You read a security evaluation of two RAG systems. Both report a 30% injection rate against the same attack. The natural conclusion: same risk, same defense story. Pick whichever has the nicer API.
That’s almost always wrong. A single headline risk number hides three things: whether the poison reached the prompt, whether the model followed it, and whether monitoring caught the result. Depending on which step is doing the work, the right defense for one system can be useless on the other.
This post is about why a single number isn’t enough, what to report instead, and how to read benchmark results that haven’t done the disaggregation for you.
Why this matters now
Vendors and benchmark authors increasingly publish a single “injection rate” or “attack success rate” per system, often as the headline of a marketing page or a vendor comparison. Defenders pick a framework or a defense based on that number. If the number doesn’t actually decompose into “where is the attack succeeding?”, the defender ends up tightening the wrong layer of their stack and the underlying vulnerability stays open.

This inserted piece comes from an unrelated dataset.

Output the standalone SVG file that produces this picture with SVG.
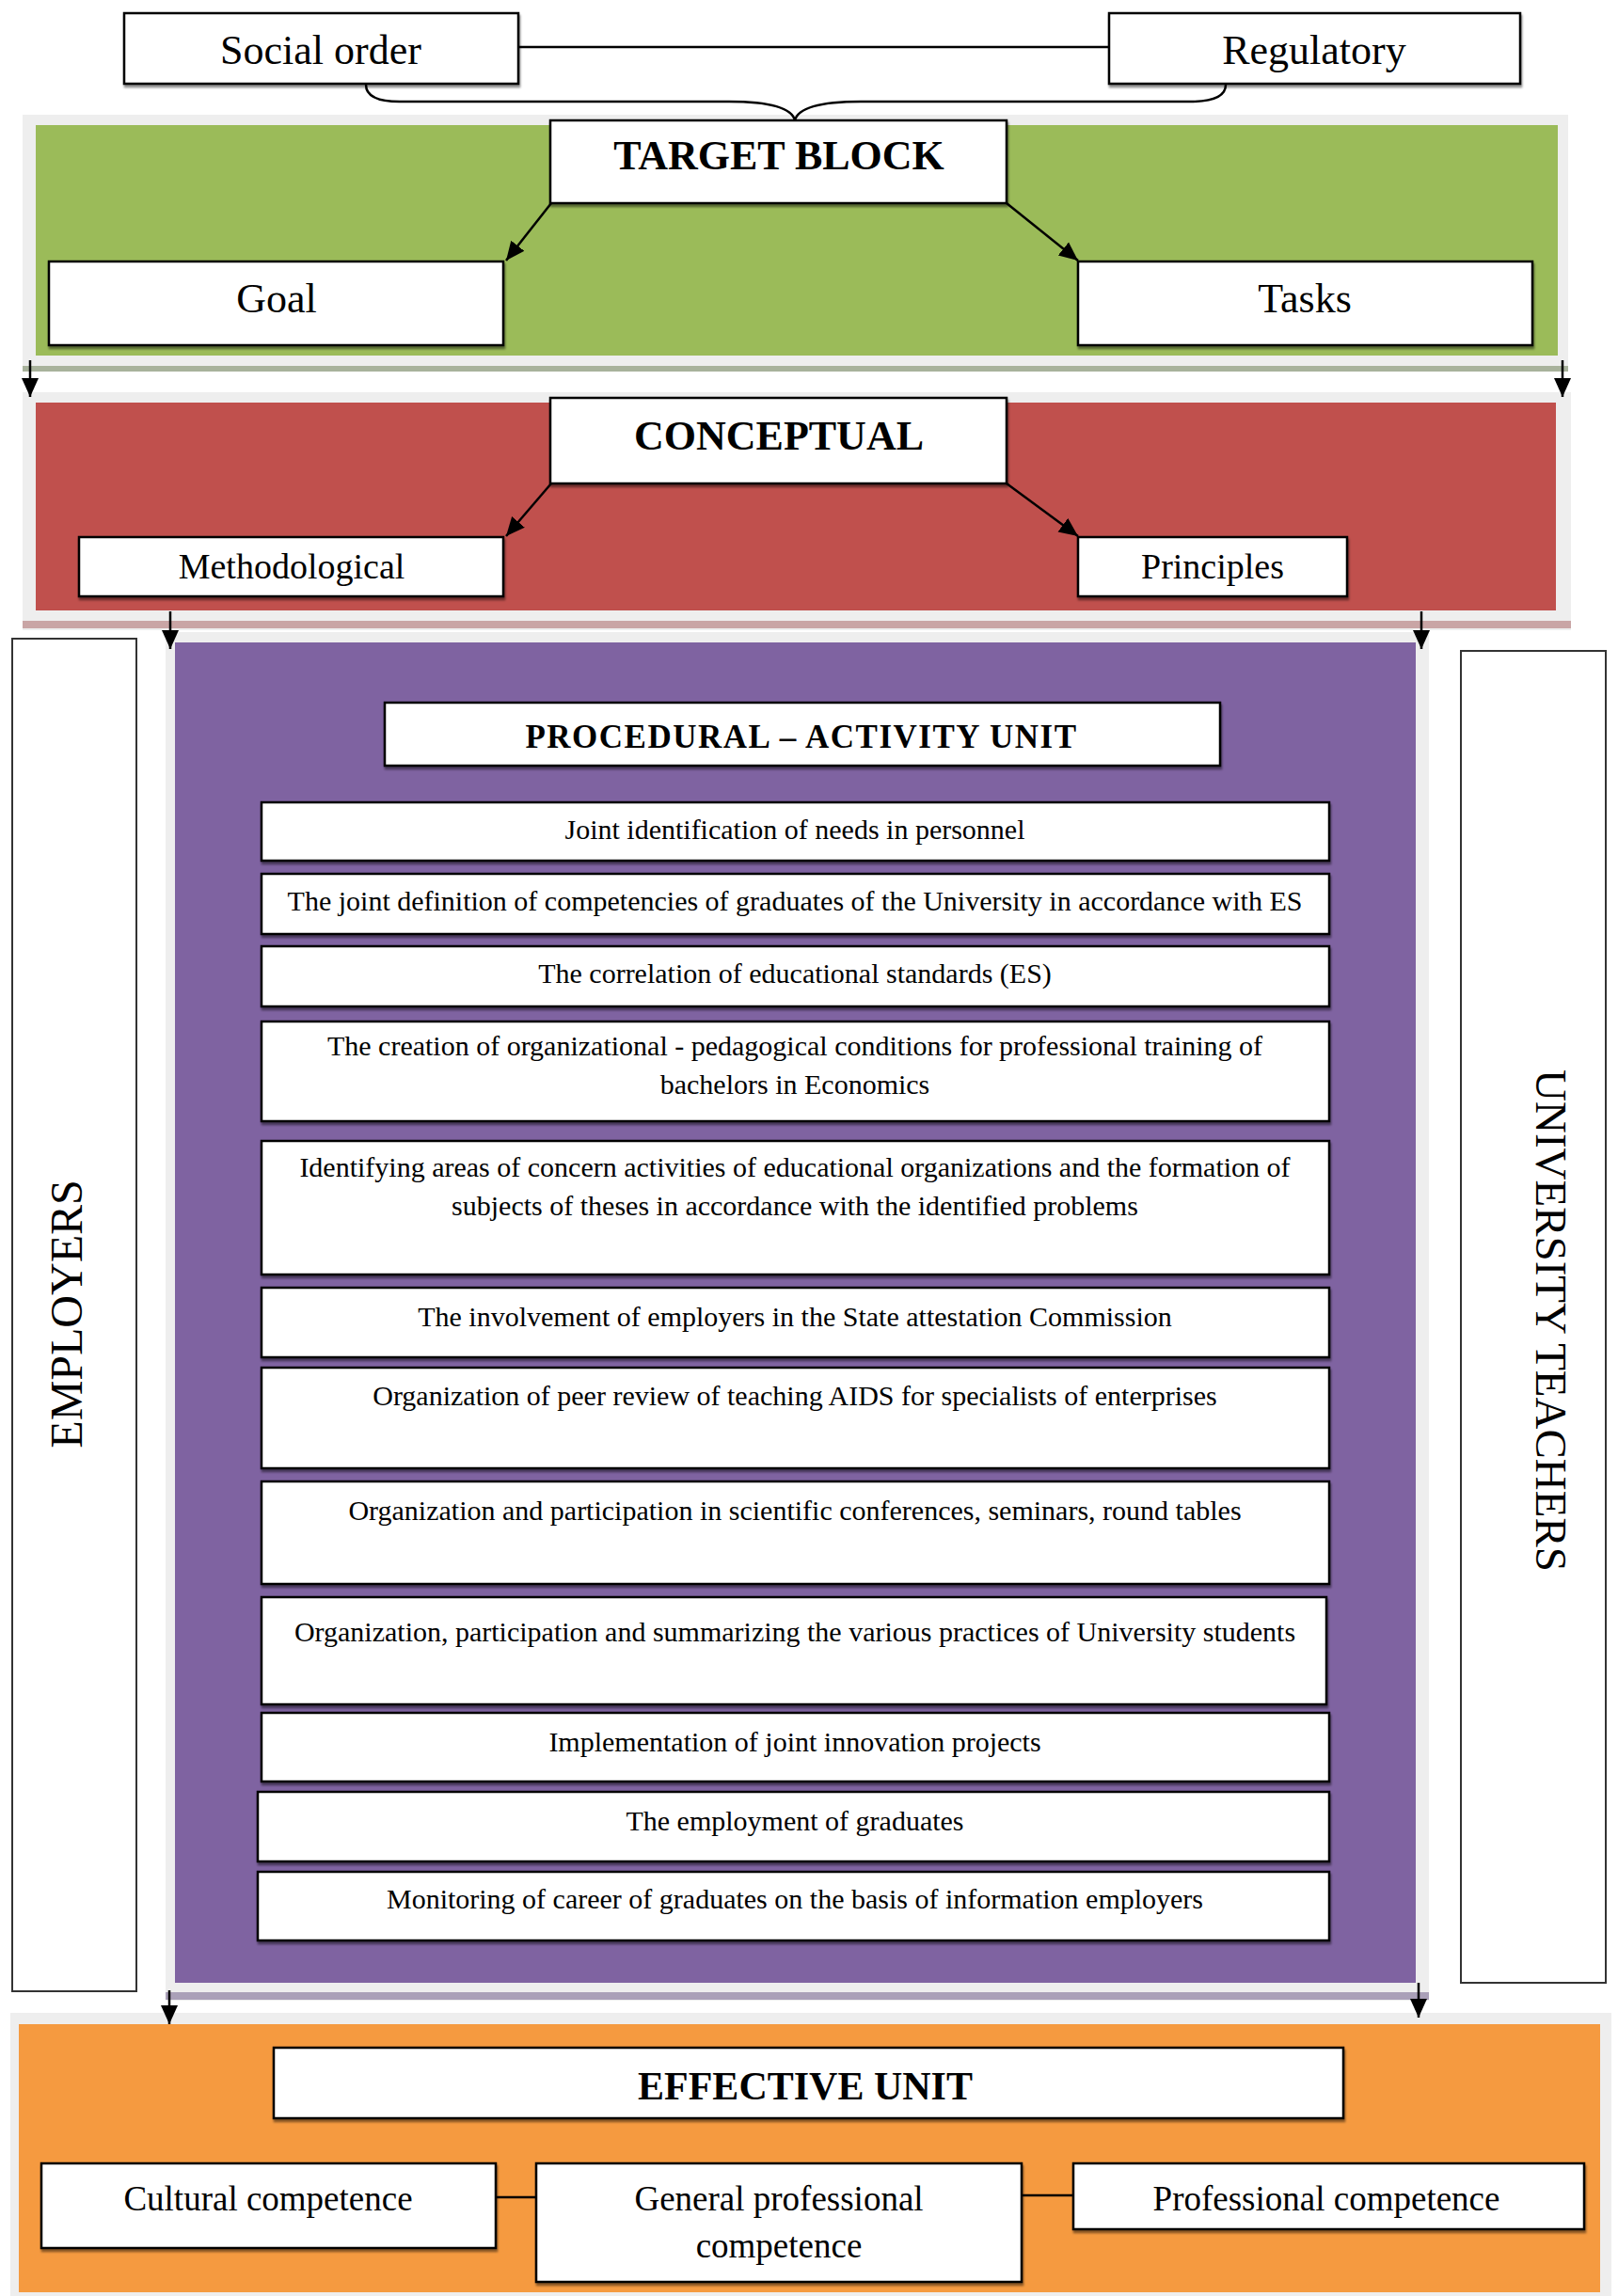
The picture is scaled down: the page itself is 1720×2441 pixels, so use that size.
<svg xmlns="http://www.w3.org/2000/svg" width="1720" height="2441" viewBox="0 0 1720 2441">
<defs>
<style>
.box{fill:#fff;stroke:#000;stroke-width:2.5;filter:url(#sh)}
.side{fill:#fff;stroke:#333;stroke-width:2}
.frame{fill:#eeeeee}
.t{font-family:"Liberation Serif","Times New Roman",serif;fill:#000;text-anchor:middle}
.big{font-size:44px;font-weight:bold}
.lab{font-size:44px}
.mid{font-size:38px}
.sm{font-size:30px}
.con{stroke:#000;stroke-width:2.5;fill:none}
</style>
<filter id="sh" x="-5%" y="-5%" width="110%" height="130%">
<feDropShadow dx="1" dy="3" stdDeviation="1" flood-color="#000" flood-opacity="0.45"/>
</filter>
<marker id="ah" markerWidth="22" markerHeight="22" refX="20" refY="10" orient="auto" markerUnits="userSpaceOnUse">
<path d="M0,1 L20,10 L0,19 Z" fill="#000"/>
</marker>
</defs>
<rect width="1720" height="2441" fill="#fff"/>

<!-- panels -->
<g id="panel-target">
<rect class="frame" x="24" y="122" width="1643" height="273"/>
<rect x="24" y="389" width="1643" height="6" fill="#a8b29c"/>
<rect x="38" y="133" width="1618" height="245" fill="#9bbb59"/>
</g>
<g id="panel-conceptual">
<rect class="frame" x="24" y="417" width="1646" height="253"/>
<rect x="24" y="660" width="1646" height="8" fill="#c9a5a5"/>
<rect x="38" y="428" width="1616" height="221" fill="#c0504d"/>
</g>
<g id="panel-procedural">
<rect class="frame" x="176" y="672" width="1343" height="1455"/>
<rect x="176" y="2118" width="1343" height="8" fill="#aaa0b8"/>
<rect x="186" y="683" width="1319" height="1425" fill="#7f63a1"/>
</g>
<g id="panel-effective">
<rect class="frame" x="11" y="2140" width="1702" height="301"/>
<rect x="20" y="2152" width="1681" height="285" fill="#f59a40"/>
</g>

<!-- connectors -->
<g id="connectors">
<line class="con" x1="551" y1="50" x2="1179" y2="50" stroke-width="3"/>
<path class="con" d="M389,90 Q389,108 425,108 L775,108 Q840,108 845,128 Q850,108 915,108 L1265,108 Q1303,108 1303,90"/>
<line class="con" x1="586" y1="216" x2="538" y2="277" marker-end="url(#ah)"/>
<line class="con" x1="1070" y1="216" x2="1146" y2="277" marker-end="url(#ah)"/>
<line class="con" x1="586" y1="514" x2="538" y2="570" marker-end="url(#ah)"/>
<line class="con" x1="1070" y1="514" x2="1146" y2="570" marker-end="url(#ah)"/>
<line class="con" x1="32" y1="383" x2="32" y2="422" marker-end="url(#ah)"/>
<line class="con" x1="1661" y1="383" x2="1661" y2="422" marker-end="url(#ah)"/>
<line class="con" x1="181" y1="650" x2="181" y2="690" marker-end="url(#ah)"/>
<line class="con" x1="1511" y1="650" x2="1511" y2="690" marker-end="url(#ah)"/>
<line class="con" x1="180" y1="2116" x2="180" y2="2152" marker-end="url(#ah)"/>
<line class="con" x1="1508" y1="2108" x2="1508" y2="2145" marker-end="url(#ah)"/>
<line class="con" x1="527" y1="2336" x2="570" y2="2336" stroke="#2a1a08" stroke-width="3.5"/>
<line class="con" x1="1086" y1="2334" x2="1141" y2="2334" stroke="#2a1a08" stroke-width="3.5"/>
</g>

<g id="social-order"><rect class="box" x="132" y="14" width="419" height="75"/><text class="t lab" x="341" y="68">Social order</text></g>
<g id="regulatory"><rect class="box" x="1179" y="14" width="437" height="75"/><text class="t lab" x="1397" y="68">Regulatory</text></g>
<g id="target-block"><rect class="box" x="585" y="128" width="485" height="88"/><text class="t big" x="828" y="180">TARGET BLOCK</text></g>
<g id="goal"><rect class="box" x="52" y="278" width="483" height="89"/><text class="t lab" x="294" y="332">Goal</text></g>
<g id="tasks"><rect class="box" x="1146" y="278" width="483" height="89"/><text class="t lab" x="1387" y="332">Tasks</text></g>

<g id="conceptual"><rect class="box" x="585" y="423" width="485" height="91"/><text class="t big" x="828" y="478">CONCEPTUAL</text></g>
<g id="methodological"><rect class="box" x="84" y="571" width="451" height="63"/><text class="t mid" x="310" y="615">Methodological</text></g>
<g id="principles"><rect class="box" x="1146" y="571" width="286" height="63"/><text class="t mid" x="1289" y="615">Principles</text></g>

<g id="employers"><rect class="side" x="13" y="679" width="132" height="1438"/><text class="t" font-size="48" transform="translate(87,1397) rotate(-90)">EMPLOYERS</text></g>
<g id="university-teachers"><rect class="side" x="1553" y="692" width="154" height="1416"/><text class="t" font-size="47" transform="translate(1633,1404) rotate(90)">UNIVERSITY TEACHERS</text></g>

<g id="procedural"><rect class="box" x="409" y="747" width="888" height="67"/><text class="t" font-size="35" font-weight="bold" letter-spacing="1.5" x="852" y="795">PROCEDURAL – ACTIVITY UNIT</text></g>
<g id="p1"><rect class="box" x="278" y="853" width="1135" height="62"/><text class="t sm" x="845" y="892">Joint identification of needs in personnel</text></g>
<g id="p2"><rect class="box" x="278" y="929" width="1135" height="64"/><text class="t sm" x="845" y="968">The joint definition of competencies of graduates of the University in accordance with ES</text></g>
<g id="p3"><rect class="box" x="278" y="1006" width="1135" height="64"/><text class="t sm" x="845" y="1045">The correlation of educational standards (ES)</text></g>
<g id="p4"><rect class="box" x="278" y="1086" width="1135" height="106"/><text class="t sm" x="845" y="1122">The creation of organizational - pedagogical conditions for professional training of</text><text class="t sm" x="845" y="1163">bachelors in Economics</text></g>
<g id="p5"><rect class="box" x="278" y="1213" width="1135" height="142"/><text class="t sm" x="845" y="1251">Identifying areas of concern activities of educational organizations and the formation of</text><text class="t sm" x="845" y="1292">subjects of theses in accordance with the identified problems</text></g>
<g id="p6"><rect class="box" x="278" y="1369" width="1135" height="74"/><text class="t sm" x="845" y="1410">The involvement of employers in the State attestation Commission</text></g>
<g id="p7"><rect class="box" x="278" y="1454" width="1135" height="107"/><text class="t sm" x="845" y="1494">Organization of peer review of teaching AIDS for specialists of enterprises</text></g>
<g id="p8"><rect class="box" x="278" y="1575" width="1135" height="109"/><text class="t sm" x="845" y="1616">Organization and participation in scientific conferences, seminars, round tables</text></g>
<g id="p9"><rect class="box" x="278" y="1698" width="1132" height="114"/><text class="t sm" x="845" y="1745">Organization, participation and summarizing the various practices of University students</text></g>
<g id="p10"><rect class="box" x="278" y="1821" width="1135" height="73"/><text class="t sm" x="845" y="1862">Implementation of joint innovation projects</text></g>
<g id="p11"><rect class="box" x="274" y="1905" width="1139" height="74"/><text class="t sm" x="845" y="1946">The employment of graduates</text></g>
<g id="p12"><rect class="box" x="274" y="1990" width="1139" height="73"/><text class="t sm" x="845" y="2029">Monitoring of career of graduates on the basis of information employers</text></g>

<g id="effective-unit"><rect class="box" x="291" y="2177" width="1137" height="75"/><text class="t" font-size="42" font-weight="bold" x="856" y="2232">EFFECTIVE UNIT</text></g>
<g id="cultural"><rect class="box" x="44" y="2300" width="483" height="90"/><text class="t" font-size="37" x="285" y="2350">Cultural competence</text></g>
<g id="general"><rect class="box" x="570" y="2300" width="516" height="126"/><text class="t" font-size="37" x="828" y="2350">General professional</text><text class="t" font-size="37" x="828" y="2400">competence</text></g>
<g id="professional"><rect class="box" x="1141" y="2300" width="543" height="70"/><text class="t" font-size="37" x="1410" y="2350">Professional competence</text></g>
</svg>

The fix is mechanical. Many harnesses already collect the data they need to disaggregate, or can with one extra per-trial log field. The shift from one number to three is mostly a reporting change, not a re-running-the-experiment change.
Three things have to go right for an attack to succeed
Take a typical poisoned-corpus attack. An attacker plants a malicious document somewhere your RAG system pulls from, and a user asks the model a question that should retrieve the planted document. For the attack to land as an uncontained operational failure, three steps all have to break in the attacker’s favor. The first two create the injection; the third determines whether it escapes monitoring.
The retriever pulls the poisoned document into context. If the retriever ranks the poisoned doc at position 47 out of 50 documents and the prompt only includes the top 5, retrieval failed. The attacker’s document never reaches the model. Nothing else matters.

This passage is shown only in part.